Exercise » Transcribe the listing that follows in full, omitting pictures.

Information provided »
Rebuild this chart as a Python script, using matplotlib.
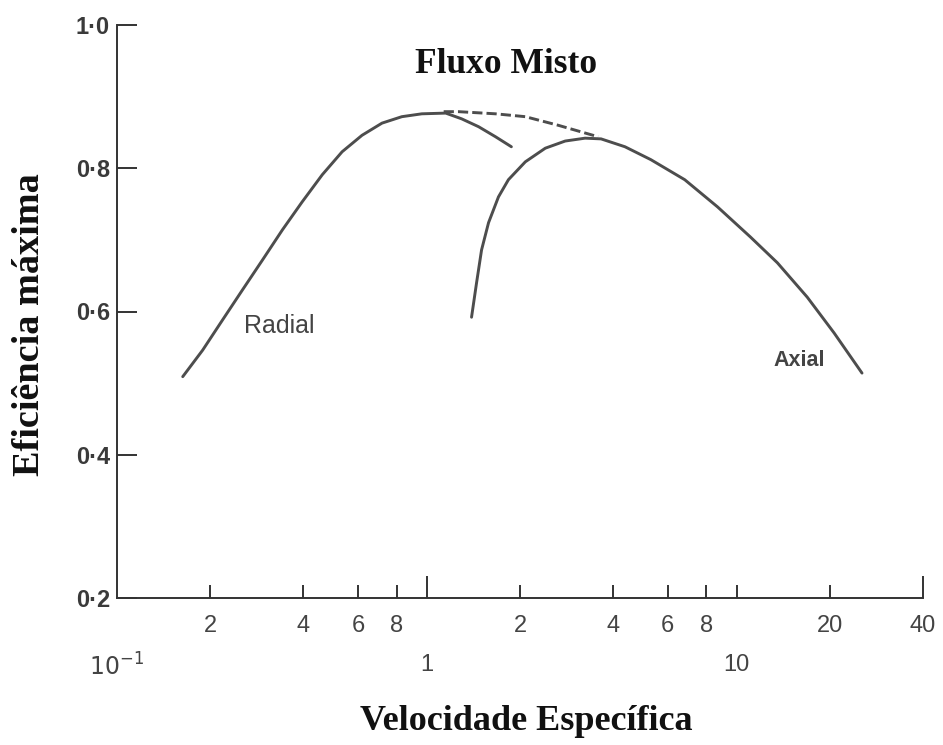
import numpy as np
import matplotlib
matplotlib.use("Agg")
import matplotlib.pyplot as plt
from matplotlib.ticker import FixedLocator, FixedFormatter

# Data
radial_x = [0.163, 0.189, 0.219, 0.254, 0.295, 0.342, 0.396, 0.460, 0.533, 0.618,
            0.717, 0.831, 0.964, 1.151, 1.296, 1.47, 1.667, 1.876]
radial_y = [0.509, 0.546, 0.588, 0.630, 0.672, 0.714, 0.753, 0.791, 0.823, 0.846,
            0.863, 0.872, 0.876, 0.877, 0.869, 0.858, 0.844, 0.830]

axial_x = [1.395, 1.448, 1.503, 1.583, 1.704, 1.835, 2.081, 2.414, 2.799, 3.245,
           3.654, 4.364, 5.290, 6.805, 8.687, 11.09, 13.55, 16.92, 20.66, 25.42]
axial_y = [0.592, 0.640, 0.686, 0.724, 0.760, 0.784, 0.809, 0.828, 0.838, 0.842,
           0.841, 0.830, 0.812, 0.784, 0.746, 0.704, 0.668, 0.620, 0.570, 0.514]

mixed_x = [1.134, 1.268, 1.667, 2.081, 2.657, 3.573]
mixed_y = [0.879, 0.879, 0.876, 0.872, 0.860, 0.844]

y_ticks = [0.2, 0.4, 0.6, 0.8, 1.0]
y_labels = ["0·2", "0·4", "0·6", "0·8", "1·0"]
minor_ticks = [0.2, 0.4, 0.6, 0.8, 2, 4, 6, 8, 20, 40]
minor_labels = ["2", "4", "6", "8", "2", "4", "6", "8", "20", "40"]
major_ticks = [0.1, 1, 10]
major_labels = ["$10^{-1}$", "1", "10"]

title = "Fluxo Misto"
xlabel = "Velocidade Específica"
ylabel = "Eficiência máxima"

line_color = "#4d4d4d"
text_color = "#444444"

W, H = 943, 745
fig = plt.figure(figsize=(W / 100, H / 100), dpi=100)
ax = fig.add_axes([117 / W, 1 - 598 / H, (923 - 117) / W, (598 - 25) / H])

ax.set_xscale("log")
ax.set_xlim(0.1, 40)
ax.set_ylim(0.2, 1.0)

ax.plot(radial_x, radial_y, color=line_color, lw=2.1, solid_capstyle="round",
        solid_joinstyle="round")
ax.plot(axial_x, axial_y, color=line_color, lw=2.1, solid_capstyle="round",
        solid_joinstyle="round")
ax.plot(mixed_x, mixed_y, color=line_color, lw=2.1, dashes=(3.5, 1.4))

for s in ["top", "right"]:
    ax.spines[s].set_visible(False)
for s in ["left", "bottom"]:
    ax.spines[s].set_color("#333333")
    ax.spines[s].set_linewidth(1.4)

ax.xaxis.remove_overlapping_locs = False
ax.xaxis.set_major_locator(FixedLocator(major_ticks))
ax.xaxis.set_major_formatter(FixedFormatter(major_labels))
ax.xaxis.set_minor_locator(FixedLocator(minor_ticks))
ax.xaxis.set_minor_formatter(FixedFormatter(minor_labels))
ax.tick_params(axis="x", which="major", direction="in", length=16, width=1.4,
               pad=40, labelsize=17, colors="#333333", labelcolor=text_color)
ax.tick_params(axis="x", which="minor", direction="in", length=9.5, width=1.4,
               pad=12, labelsize=17, colors="#333333", labelcolor=text_color)
# decade tick at 10 is short in the original, the one at 0.1 is hidden by the spine
for t, v in zip(ax.xaxis.get_major_ticks(), major_ticks):
    if v == 0.1:
        t.tick1line.set_markersize(0)
    elif v == 10:
        t.tick1line.set_markersize(9.5)
for t, v in zip(ax.xaxis.get_minor_ticks(), minor_ticks):
    if v == 40:
        t.tick1line.set_markersize(16)

ax.set_yticks(y_ticks)
ax.set_yticklabels(y_labels)
ax.tick_params(axis="y", which="major", direction="in", length=14.5, width=1.4,
               pad=5, labelsize=17, colors="#333333", labelcolor="#3a3a3a")
ax.tick_params(axis="y", which="minor", left=False)
for lab in ax.get_xticklabels(minor=True) + ax.get_xticklabels():
    lab.set_family("Liberation Sans")
for lab in ax.get_yticklabels():
    lab.set_family("Liberation Sans")
    lab.set_fontweight("bold")

ax.text(0.334, 0.580, "Radial", fontsize=18, family="Liberation Sans", color=text_color,
        ha="center", va="center")
ax.text(15.94, 0.532, "Axial", fontsize=15.5, family="Liberation Sans", color=text_color,
        ha="center", va="center", fontweight="bold")

fig.text(506 / W, 1 - 73 / H, title, fontsize=25.5, family="Liberation Serif",
         fontweight="bold", ha="center", va="baseline", color="#111111")
fig.text(360 / W, 1 - 730 / H, xlabel, fontsize=26, family="Liberation Serif",
         fontweight="bold", ha="left", va="baseline", color="#111111")
fig.text(30 / W, 1 - 325 / H, ylabel, fontsize=27.5, family="Liberation Serif",
         fontweight="bold", ha="center", va="center", rotation=90, color="#111111")

fig.savefig("out.png", dpi=100, facecolor="white")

Solution »
Rebuild this chart as a Python script, using matplotlib.
import numpy as np
import matplotlib
matplotlib.use("Agg")
import matplotlib.pyplot as plt
from matplotlib.ticker import FixedLocator, FixedFormatter

# Data
radial_x = [0.163, 0.189, 0.219, 0.254, 0.295, 0.342, 0.396, 0.460, 0.533, 0.618,
            0.717, 0.831, 0.964, 1.151, 1.296, 1.47, 1.667, 1.876]
radial_y = [0.509, 0.546, 0.588, 0.630, 0.672, 0.714, 0.753, 0.791, 0.823, 0.846,
            0.863, 0.872, 0.876, 0.877, 0.869, 0.858, 0.844, 0.830]

axial_x = [1.395, 1.448, 1.503, 1.583, 1.704, 1.835, 2.081, 2.414, 2.799, 3.245,
           3.654, 4.364, 5.290, 6.805, 8.687, 11.09, 13.55, 16.92, 20.66, 25.42]
axial_y = [0.592, 0.640, 0.686, 0.724, 0.760, 0.784, 0.809, 0.828, 0.838, 0.842,
           0.841, 0.830, 0.812, 0.784, 0.746, 0.704, 0.668, 0.620, 0.570, 0.514]

mixed_x = [1.134, 1.268, 1.667, 2.081, 2.657, 3.573]
mixed_y = [0.879, 0.879, 0.876, 0.872, 0.860, 0.844]

y_ticks = [0.2, 0.4, 0.6, 0.8, 1.0]
y_labels = ["0·2", "0·4", "0·6", "0·8", "1·0"]
minor_ticks = [0.2, 0.4, 0.6, 0.8, 2, 4, 6, 8, 20, 40]
minor_labels = ["2", "4", "6", "8", "2", "4", "6", "8", "20", "40"]
major_ticks = [0.1, 1, 10]
major_labels = ["$10^{-1}$", "1", "10"]

title = "Fluxo Misto"
xlabel = "Velocidade Específica"
ylabel = "Eficiência máxima"

line_color = "#4d4d4d"
text_color = "#444444"

W, H = 943, 745
fig = plt.figure(figsize=(W / 100, H / 100), dpi=100)
ax = fig.add_axes([117 / W, 1 - 598 / H, (923 - 117) / W, (598 - 25) / H])

ax.set_xscale("log")
ax.set_xlim(0.1, 40)
ax.set_ylim(0.2, 1.0)

ax.plot(radial_x, radial_y, color=line_color, lw=2.1, solid_capstyle="round",
        solid_joinstyle="round")
ax.plot(axial_x, axial_y, color=line_color, lw=2.1, solid_capstyle="round",
        solid_joinstyle="round")
ax.plot(mixed_x, mixed_y, color=line_color, lw=2.1, dashes=(3.5, 1.4))

for s in ["top", "right"]:
    ax.spines[s].set_visible(False)
for s in ["left", "bottom"]:
    ax.spines[s].set_color("#333333")
    ax.spines[s].set_linewidth(1.4)

ax.xaxis.remove_overlapping_locs = False
ax.xaxis.set_major_locator(FixedLocator(major_ticks))
ax.xaxis.set_major_formatter(FixedFormatter(major_labels))
ax.xaxis.set_minor_locator(FixedLocator(minor_ticks))
ax.xaxis.set_minor_formatter(FixedFormatter(minor_labels))
ax.tick_params(axis="x", which="major", direction="in", length=16, width=1.4,
               pad=40, labelsize=17, colors="#333333", labelcolor=text_color)
ax.tick_params(axis="x", which="minor", direction="in", length=9.5, width=1.4,
               pad=12, labelsize=17, colors="#333333", labelcolor=text_color)
# decade tick at 10 is short in the original, the one at 0.1 is hidden by the spine
for t, v in zip(ax.xaxis.get_major_ticks(), major_ticks):
    if v == 0.1:
        t.tick1line.set_markersize(0)
    elif v == 10:
        t.tick1line.set_markersize(9.5)
for t, v in zip(ax.xaxis.get_minor_ticks(), minor_ticks):
    if v == 40:
        t.tick1line.set_markersize(16)

ax.set_yticks(y_ticks)
ax.set_yticklabels(y_labels)
ax.tick_params(axis="y", which="major", direction="in", length=14.5, width=1.4,
               pad=5, labelsize=17, colors="#333333", labelcolor="#3a3a3a")
ax.tick_params(axis="y", which="minor", left=False)
for lab in ax.get_xticklabels(minor=True) + ax.get_xticklabels():
    lab.set_family("Liberation Sans")
for lab in ax.get_yticklabels():
    lab.set_family("Liberation Sans")
    lab.set_fontweight("bold")

ax.text(0.334, 0.580, "Radial", fontsize=18, family="Liberation Sans", color=text_color,
        ha="center", va="center")
ax.text(15.94, 0.532, "Axial", fontsize=15.5, family="Liberation Sans", color=text_color,
        ha="center", va="center", fontweight="bold")

fig.text(506 / W, 1 - 73 / H, title, fontsize=25.5, family="Liberation Serif",
         fontweight="bold", ha="center", va="baseline", color="#111111")
fig.text(360 / W, 1 - 730 / H, xlabel, fontsize=26, family="Liberation Serif",
         fontweight="bold", ha="left", va="baseline", color="#111111")
fig.text(30 / W, 1 - 325 / H, ylabel, fontsize=27.5, family="Liberation Serif",
         fontweight="bold", ha="center", va="center", rotation=90, color="#111111")

fig.savefig("out.png", dpi=100, facecolor="white")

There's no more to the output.